Přehled historie výzkumů permokarbonských sedimentů jižní části boskovické brázdy (Část 1. Historie dolování a mineralogie)Článek v PDF
Research of Permo-Carboniferous sediments of the southern part of the Boskovice Graben; an overview (Part 1. History of Mining and Mineralogy)
The Boskovice Graben represents a narrow depression of the NNE-SSW direction, filled of terrestrial Carboniferous-Permian sediments largely conglomerates and sandstones, less commonly also claystones, aleuropelites and minor pelocarbonates. Some volcanic and volcanoclastic rocks are also be present. Along the western margin three coal seams of the Stephanian C age are located. Alum was the first produced commodity and from 1755 to 1992 hard coal was mined in the southern part of the Boskovice Graben (the Rosice-Oslavany Coalfield). The most important mines were opened at Zastávka (Julius), Babice (Ferdinand), Zbýšov (Antonín, Jindřich I, II, Simson and Anna), Padochov (Františka) and Oslavany (Kukla). Mine Jindřich II in Zbýšov near Brno reached a depth of 1428.4 m and was the deepest mine in Europe at the time.
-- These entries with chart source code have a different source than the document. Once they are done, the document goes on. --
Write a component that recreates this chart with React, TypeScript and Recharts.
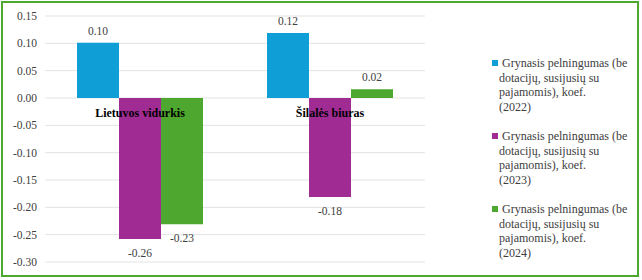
import { Bar, BarChart, CartesianGrid, LabelList, Legend, ReferenceDot, XAxis, YAxis } from 'recharts';

const categories = ['Lietuvos vidurkis', 'Šilalės biuras'];
const values2022 = [0.101, 0.119];
const values2023 = [-0.258, -0.181];
const values2024 = [-0.231, 0.016];
const seriesNames = [
  'Grynasis pelningumas (be dotacijų, susijusių su pajamomis), koef.\n(2022)',
  'Grynasis pelningumas (be dotacijų, susijusių su pajamomis), koef.\n(2023)',
  'Grynasis pelningumas (be dotacijų, susijusių su pajamomis), koef.\n(2024)',
];
const yTicks = [-0.3, -0.25, -0.2, -0.15, -0.1, -0.05, 0, 0.05, 0.1, 0.15];

const COLORS = ['#0F9ED5', '#A02B93', '#4EA72E'];
const FONT = '"Liberation Serif", "Times New Roman", serif';
const TEXT = '#404040';

const data = categories.map((name, i) => ({
  name,
  s2022: values2022[i],
  s2023: values2023[i],
  s2024: values2024[i],
}));

function ValueLabel(props: any) {
  const { x, y, width, height, value } = props;
  const top = Math.min(y, y + height);
  const bottom = Math.max(y, y + height);
  const ty = value >= 0 ? top - 12 : bottom + 14;
  return (
    <text
      x={x + width / 2}
      y={ty}
      textAnchor="middle"
      dominantBaseline="central"
      fontFamily={FONT}
      fontSize={11.5}
      fill={TEXT}
    >
      {Number(value).toFixed(2)}
    </text>
  );
}

function CategoryLabel(props: any) {
  const { viewBox, value } = props;
  return (
    <text
      x={viewBox.x + viewBox.width / 2}
      y={viewBox.y + viewBox.height / 2 + 15}
      textAnchor="middle"
      dominantBaseline="central"
      fontFamily={FONT}
      fontSize={12}
      fontWeight="bold"
      fill="#000"
    >
      {value}
    </text>
  );
}

function LegendContent() {
  return (
    <div style={{ fontFamily: FONT, fontSize: 12, lineHeight: '14.5px', color: TEXT }}>
      {seriesNames.map((n, i) => (
        <div key={i} style={{ whiteSpace: 'pre-line', marginBottom: 15, paddingLeft: 9 }}>
          <span
            style={{
              display: 'inline-block',
              width: 6,
              height: 6,
              background: COLORS[i],
              marginLeft: -7,
              marginRight: 4,
              verticalAlign: 1,
            }}
          />
          {n}
        </div>
      ))}
    </div>
  );
}

export default function App() {
  return (
    <div style={{ position: 'absolute', left: 0, top: 0, width: 642, height: 280, background: '#fff' }}>
      <BarChart
        width={642}
        height={280}
        data={data}
        margin={{ top: 16, right: 217, left: 5, bottom: 18 }}
        barCategoryGap={32}
        barGap={0}
      >
        <CartesianGrid vertical={false} stroke="#e3e3e3" />
        <XAxis dataKey="name" hide />
        <YAxis
          domain={[-0.3, 0.15]}
          ticks={yTicks}
          width={40}
          axisLine={false}
          tickLine={false}
          tickFormatter={(v: number) => v.toFixed(2)}
          tick={{ fontFamily: FONT, fontSize: 11.5, fill: TEXT }}
          interval={0}
        />
        <Legend
          layout="vertical"
          align="center"
          verticalAlign="middle"
          content={<LegendContent />}
          wrapperStyle={{ left: 490, top: 56, width: 146 }}
        />
        <Bar dataKey="s2022" name={seriesNames[0]} fill={COLORS[0]} isAnimationActive={false}>
          <LabelList dataKey="s2022" content={<ValueLabel />} />
        </Bar>
        <Bar dataKey="s2023" name={seriesNames[1]} fill={COLORS[1]} isAnimationActive={false}>
          <LabelList dataKey="s2023" content={<ValueLabel />} />
        </Bar>
        <Bar dataKey="s2024" name={seriesNames[2]} fill={COLORS[2]} isAnimationActive={false}>
          <LabelList dataKey="s2024" content={<ValueLabel />} />
        </Bar>
        {categories.map((c) => (
          <ReferenceDot
            key={c}
            x={c}
            y={0}
            r={1}
            fill="none"
            stroke="none"
            label={<CategoryLabel value={c} />}
          />
        ))}
      </BarChart>
      <div
        style={{
          position: 'absolute',
          left: 1,
          top: 1,
          width: 638,
          height: 276,
          boxSizing: 'border-box',
          border: '2px solid #4EA72E',
          pointerEvents: 'none',
        }}
      />
    </div>
  );
}
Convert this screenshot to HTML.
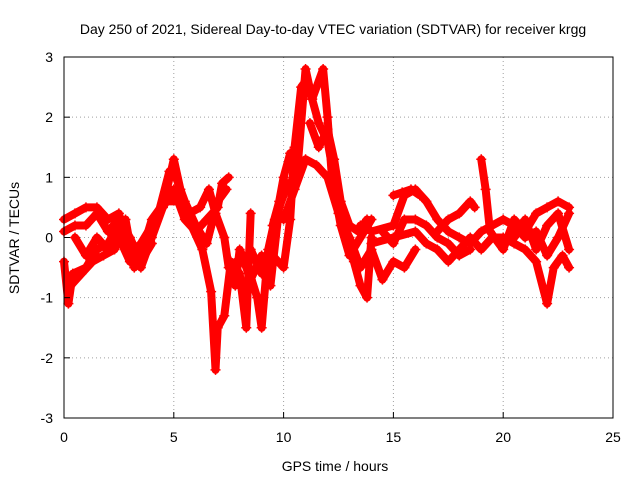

On fissures in pelocarbonate and clastic sediments, located near coal seams the lowtemperature mineral assemblages involving dolomite – quartz – calcite – pyrite – anhydrite – gypsum – baryte – sphalerite – organic compounds (hatchettite, solid bitumen – válaite) are developed. In the overlying Permian sandstones only calcite, válaite, and sporadic baryte occur. For the Rosice-Oslavany Coalfield especially calcite, anhydrite, quartz and organic minerals are typical. This paper provides a basic overview of mineral assemblages based on the literature data and samples stored at the Moravian Museum in Brno. Chemical composition of individual minerals and, in particular, their genesis will be studied in the future.